Lo studio ha analizzato i modelli 730 presentati lo scorso anno nei vari punti di raccolta che il Caf Cisl dispone su tutto il territorio provinciale. Si tratta di un campione di 42 mila dichiarazioni presentate da lavoratori dipendenti (erano 46 mila l’anno precedente), e da queste emerge che nel 2020 il reddito medio delle lavoratrici bergamasche dipendenti, infatti, è stato di 22.017 euro, mentre quello dei lavoratori ha superato i 30 mila euro (30.473 per l’esattezza). Sono quindi 8.456 euro, in media, a distanziare lo stipendio maschile da quello femminile, e in un anno la differenza è ulteriormente cresciuta di 177 euro, sempre a sfavore del genere femminile, che rispetto allo scorso anno ha avuto un aumento medio di 367 euro contro i 544 euro che hanno arricchito la busta paga dei colleghi uomini. Anche in quest’anno così critico, dunque, il gap salariale tra i generi si è ampliato.

Dolenti note pure dalle pensioni
L’indagine dell’Osservatorio Cisl sui dati Caf, fa il paio con quella recente, sempre portata avanti da Fnp-Cisl sull’importo delle pensioni. Anche in quel caso balzava subito all’occhio il divario economico uomo-donna. Secondo gli ultimi dati infatti, le donne ricevono meno della metà: in media 812 euro contro 1.700. Una situazione che si ribalta solo nel caso specifico della reversibilità che però lascia alle vedove assegni, in media, di 760 euro. I motivi sono facili da individuare: le donne incontrano più difficoltà nel fare carriera, hanno stipendi mediamente più bassi rispetto agli uomini. E soprattutto devono conciliare, più dei mariti, vita (in particolare l’educazione dei figli) e lavoro.

Part time «obbligato» per la cura della famiglia; mansioni meno qualificate; interruzioni di carriere per le maternità; la grande maggioranza di donne tra i contratti precari: le cause di una disparità che da ogni parte si vuole combattere sono tante, e la situazione sembra che non riesca mai a cambiare.

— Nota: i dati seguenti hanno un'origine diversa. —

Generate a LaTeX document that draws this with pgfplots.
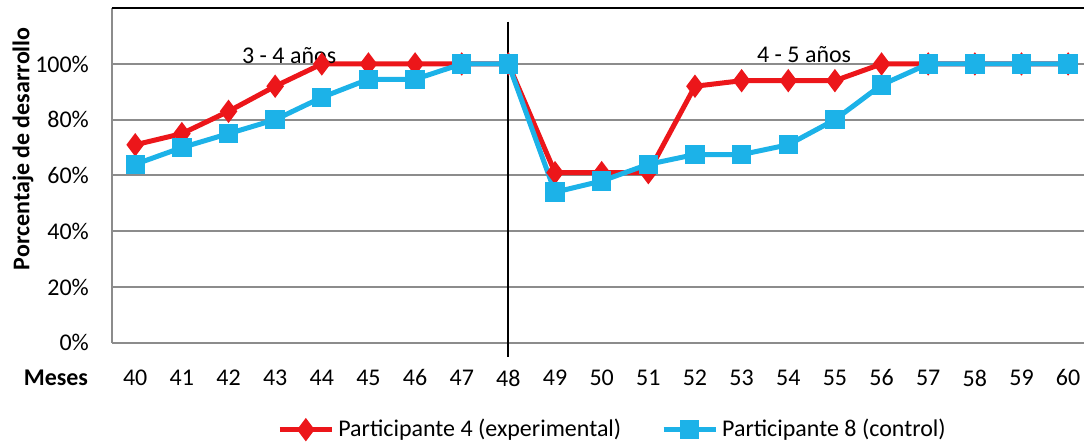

«Servono interventi e misure sia a livello nazionale che locale per sostenere le politiche di conciliazione vita-lavoro per non penalizzare soprattutto le donne – spiega Francesco Corna, segretario generale della Cisl di Bergamo -. Va nella giusta direzione il Family Act che prevede, tra le altre cose, un assegno mensile universale per tutti i figli fino all’età adulta, sconti per gli asili, agevolazioni per gli affitti delle coppie composte da under 35, detrazioni fiscali delle spese dell’affitto per i figli maggiorenni iscritti a un corso universitario».

«Contrattazione necessaria»
Secondo il segretario della Cisl bergamasca, è inoltre «positivo pure l’incremento delle risorse per la conciliazione che si deve perseguire anche attraverso la contrattazione ad ogni livello; inoltre è necessario utilizzare gli aiuti economici dell’Unione Europea per strutturare i servizi per le famiglie, come hanno fatto in altri paesi europei, altrimenti senza questi interventi le disparità non potranno essere eliminate».